The actions of a grand jury have been called into question after the discovery of a convicted felon as jury foreperson.

District Attorney General Torry Johnson went before the media on Thursday to discuss the details.

"However this turns out, this is a bad situation," Johnson said.

Two weeks ago, an assistant in Johnson's office recognized a name on a gun permit denial letter. Eugene Grayer was denied a handgun carry permit in May 2010 because of a felony conviction. One year earlier, Grayer was the foreperson on a Davidson County grand jury.

"In order to serve on a jury, whether that's a trial jury or a grand jury, you cannot be a convicted felon," Johnson said.

Grayer was convicted in 1977 of grand larceny, possession of a firearm without a serial number, and theft from interstate shipment. He received probation and a suspended sentence.

More than a quarter of a century later, he was appointed as a grand jury foreperson for a summer term.

From July to September 2011, Grayer's grand jury reviewed and returned more than 900 indictments for criminal cases.

Of those, 800 have been resolved, many through guilty pleas, while 90 are still pending. His role in the grand jury process could impact many of those cases.

"There is not a pre-existing case to resolve this matter," said Johnson.

Attorney David Raybin told Nashville's News 2, "Where there is a defect in the grand jury, [it] could potentially void a conviction."

Raybin was the prosecuting attorney in Grayer's felony case, and understands the potential impact to the grand jury cases.

According to Raybin, individuals who submit a guilty plea waive any appeal that would relate to a defect in the grand jury process. However, any individuals who went to trial could have an argument for retrial or a new indictment.

"It's not going to effect 900 cases," Raybin said. "It may involve several dozen. Unfortunately, some of those may be serious cases."

Despite what Raybin calls an "unfortunate event," he supports the appointment system that put Grayer on the grand jury.

"It is not a loophole in the process," he said. "This is an important position. The good that having individual appointments has outweighs this snafu, so-to-speak."

Under the current system, 12 members of a grand jury are selected from a pool of candidates that have undergone a background check through the district attorney's office.

An additional member, known as the foreperson, is selected and appointed by a judge to oversee the panel. That member does not come from the pool and does not undergo a background check.

Grand juries are only responsible reviewing cases and returning indictments to criminal court. An indictment requires 12 affirmative votes, which allows the foreperson to refrain from voting in most cases. Grand jury members are not responsible for convictions.
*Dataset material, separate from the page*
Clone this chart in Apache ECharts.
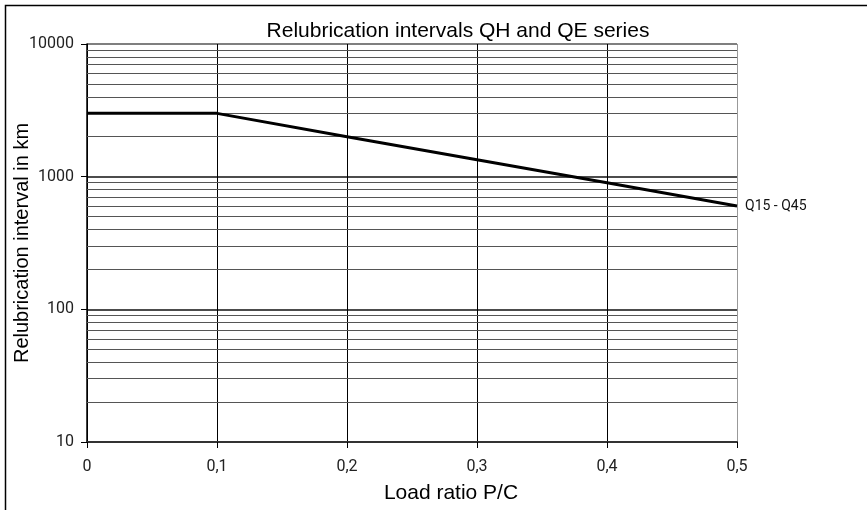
<!DOCTYPE html>
<html>
<head>
<meta charset="utf-8">
<script src="https://cdn.jsdelivr.net/npm/echarts@6/dist/echarts.min.js"></script>
<style>
html, body { margin: 0; padding: 0; background: #fff; }
#chart { width: 867px; height: 510px; }
</style>
</head>
<body>
<div id="chart"></div>
<script>
/* data */
var loadRatio = [0, 0.1, 0.2, 0.3, 0.4, 0.5];
var interval = [3000, 3000, 2000, 1340, 900, 600];
var xTicks = ['0', '0,1', '0,2', '0,3', '0,4', '0,5'];
var minorLevels = [20, 30, 40, 50, 60, 70, 80, 90,
	200, 300, 400, 500, 600, 700, 800, 900,
	2000, 3000, 4000, 5000, 6000, 7000, 8000, 9000];
var seriesName = 'Q15 - Q45';

var points = [];
for (var i = 0; i < loadRatio.length; i++) {
	points.push([loadRatio[i], interval[i]]);
}
var minorLines = [];
for (var j = 0; j < minorLevels.length; j++) {
	minorLines.push({ yAxis: minorLevels[j] });
}

var chart = echarts.init(document.getElementById('chart'));
var option = {
	animation: false,
	backgroundColor: '#fff',
	title: {
		text: 'Relubrication intervals QH and QE series',
		left: 453,
		top: 16,
		textAlign: 'center',
		textStyle: {
			fontFamily: 'Liberation Sans',
			fontWeight: 'normal',
			fontSize: 21,
			color: '#000'
		}
	},
	grid: {
		left: 87,
		right: 130,
		top: 44,
		bottom: 68,
		outerBoundsMode: 'none',
		containLabel: false
	},
	xAxis: {
		type: 'value',
		min: 0,
		max: 0.5,
		interval: 0.1,
		name: 'Load ratio P/C',
		nameLocation: 'middle',
		nameGap: 41,
		nameMoveOverlap: false,
		nameTextStyle: {
			fontFamily: 'Liberation Sans',
			fontSize: 21,
			color: '#000',
			padding: [0, 0, 0, 78]
		},
		axisLine: { lineStyle: { color: '#333', width: 2 } },
		axisTick: { show: true, length: 6, lineStyle: { color: '#000' } },
		axisLabel: {
			margin: 17,
			fontFamily: 'Roboto',
			fontSize: 16,
			color: '#222',
			formatter: function (v) {
				return xTicks[Math.round(v * 10)];
			}
		},
		splitLine: {
			show: true,
			lineStyle: { color: ['#000', '#000', '#000', '#000', '#000', '#999'], width: 1 }
		}
	},
	yAxis: {
		type: 'log',
		logBase: 10,
		min: 10,
		max: 10000,
		name: 'Relubrication interval in km',
		nameLocation: 'middle',
		nameGap: 55,
		nameMoveOverlap: false,
		nameTextStyle: {
			fontFamily: 'Liberation Sans',
			fontSize: 20,
			color: '#000'
		},
		axisLine: { show: true, lineStyle: { color: '#000', width: 1.5 } },
		axisTick: { show: true, length: 6, lineStyle: { color: '#000' } },
		axisLabel: {
			margin: 13,
			padding: [4, 0, 0, 0],
			fontFamily: 'Roboto',
			fontSize: 16,
			color: '#222',
			formatter: function (v) {
				return String(Math.round(v));
			}
		},
		splitLine: {
			show: true,
			lineStyle: { color: ['#333', '#111', '#111', '#555'], width: 1.5 }
		}
	},
	series: [
		{
			name: 'minor',
			type: 'line',
			data: [],
			z: 1,
			silent: true,
			markLine: {
				silent: true,
				symbol: ['none', 'none'],
				label: { show: false },
				lineStyle: { color: '#555', width: 1, type: 'solid' },
				data: minorLines,
				animation: false
			}
		},
		{
			name: seriesName,
			type: 'line',
			data: points,
			z: 5,
			showSymbol: false,
			symbol: 'none',
			lineStyle: { color: '#000', width: 3 },
			endLabel: {
				show: true,
				formatter: seriesName,
				distance: 8,
				fontFamily: 'Roboto',
				fontSize: 14,
				color: '#111'
			}
		}
	],
	graphic: [
		{
			type: 'rect',
			shape: { x: 5.5, y: 5.5, width: 900, height: 600 },
			style: { fill: null, stroke: '#000', lineWidth: 1.5 },
			silent: true
		}
	]
};
chart.setOption(option);
</script>
</body>
</html>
The scope of Grayer's participation on the grand jury and the validity of the 900 indictments returned will ultimately be decided in appeals court.

Going forward, DA Torry Johnson promised to do background checks on judge-appointed forepersons to avoid a similar situation.

"It's something that should not have happened, and certainly won't happen in the future," he said.

Judge Monti Watkins appointed Grayer to the summer 2011 grand jury. Because the matter is still being investigated, Judge Watkins could not comment.